Brianna Ghey’s mother has called for a ban on social media apps for under-16s after her daughter’s killers searched for videos of torture and murder online.

Esther Ghey said if their search history had been flagged, their parents may have been “able to get some kind of help”.

The bereaved mother said she does not “carry any hate” for Scarlett Jenkinson and Eddie Ratcliffe, both 16, but added that she cannot forgive them.

Ms Ghey went on to say that she does not blame the teenagers’ parents and would be “open” to speaking with Jenkinson’s mother, who she described as looking “completely broken” and going through an “absolutely horrific time”.

Jenkinson and Ratcliffe were both 15 when they killed Brianna, 16, with a hunting knife after luring her to Linear Park, Culcheth, a village near Warrington, Cheshire, on February 11 last year.

It emerged during the trial that Jenkinson had watched videos of torture and murder online.

Speaking on the BBC’s Sunday With Laura Kuenssberg, Ms Ghey said: “We’d like a law introduced so that there are mobile phones that are only suitable for under-16s.

“So if you’re over 16, you can have an adult phone, but then under the age of 16, you can have a children’s phone, which will not have all of the social media apps that are out there now.

“Also to have software that is automatically downloaded on the parents’ phone which links to the children’s phone, that can highlight key words.

“So if a child is searching the kind of words that Scarlett and Eddie were searching, it will then flag up on the parent’s phone.”

Ms Ghey said that if the teenagers’ searches had been flagged, their parents may have been able to intervene.

She added that Brianna, who was transgender, had accessed pro-anorexia and self-harm material online and been “very protective” over her phone.

“If she couldn’t have accessed the sites, she wouldn’t have suffered as much,” Ms Ghey said.

She described the internet as the “Wild West” and said the focus of technology had been on making money rather than “how we protect people or how we can necessarily benefit society”.

Ms Ghey said her daughter was “absolutely full of life” and “really, really outgoing”.

“She just, she loved attention,” she said. “She loved to be on TikTok, she loved having all of the likes that she used to receive and she was the life and soul of the party really.

“Everyone who knew Brianna and anybody who ever met Brianna, would never forget her.”

Responding to Ms Ghey’s proposals, Education Secretary Gillian Keegan said the recently passed Online Safety Act had “tools” to tackle the issues raised, including age verification checks for inappropriate material.

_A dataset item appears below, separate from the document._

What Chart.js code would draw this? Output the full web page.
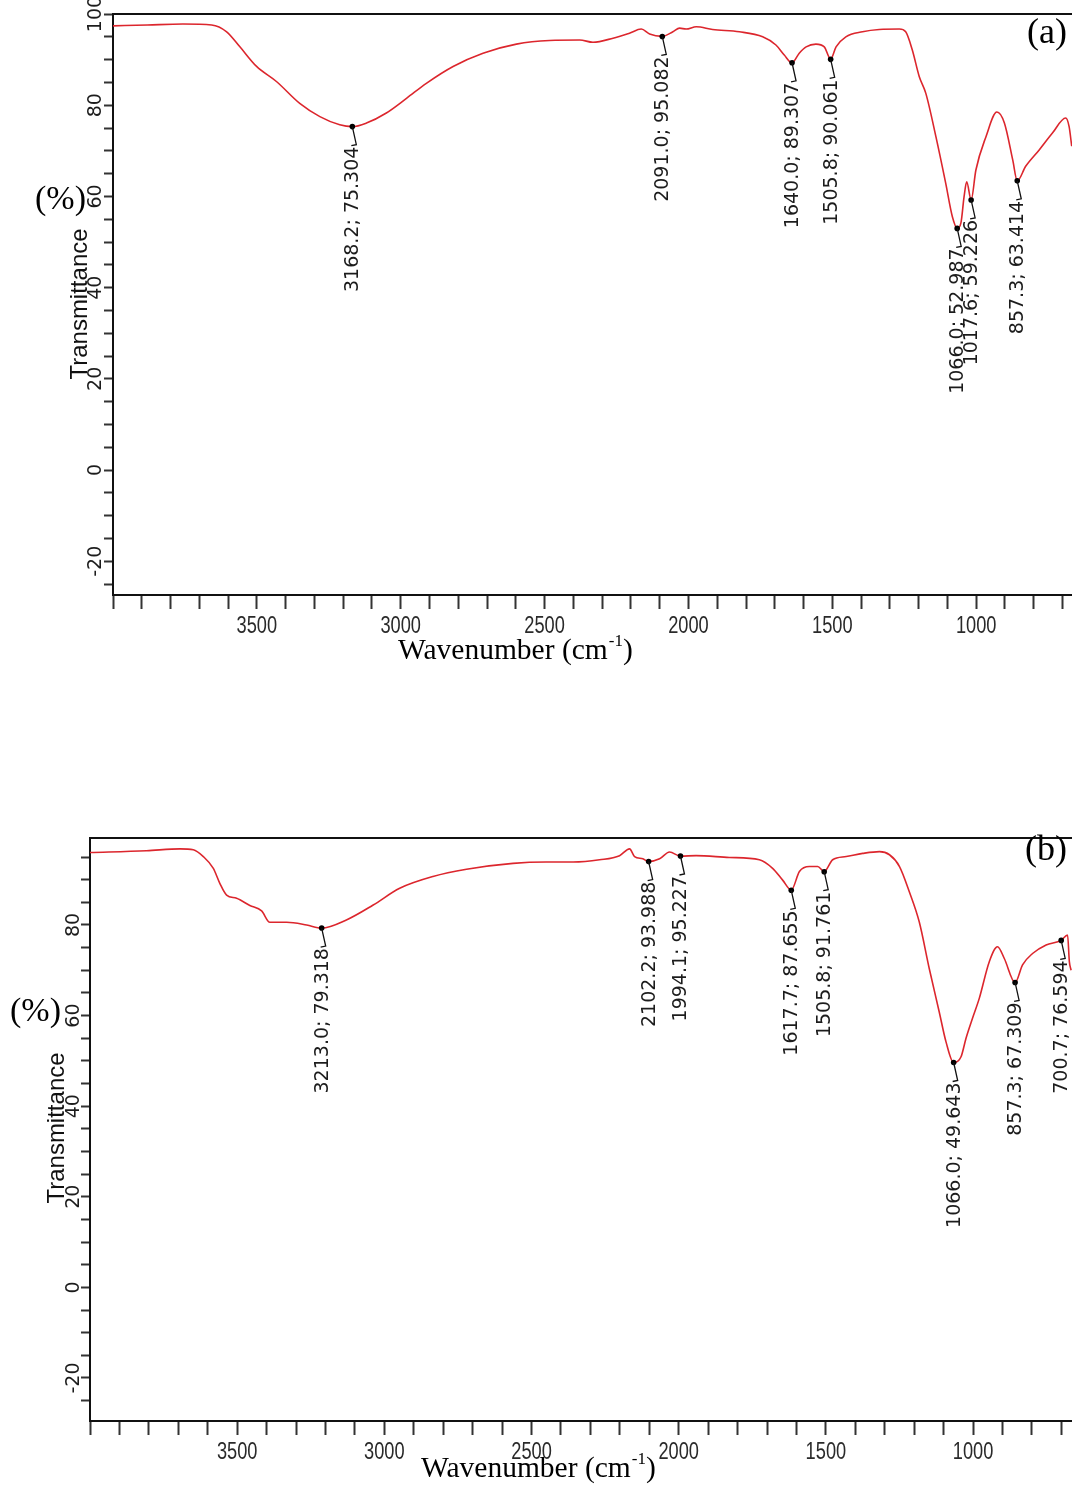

She said: “This is a massive piece of legislation, probably quite a leading position that we’ve taken in really making sure that the platforms are accountable for proper age verification, for inappropriate things being unavailable and inappropriate things, most importantly, not being there.

“What we’re looking to do is to go one step further and ban the use of mobile phones in schools.”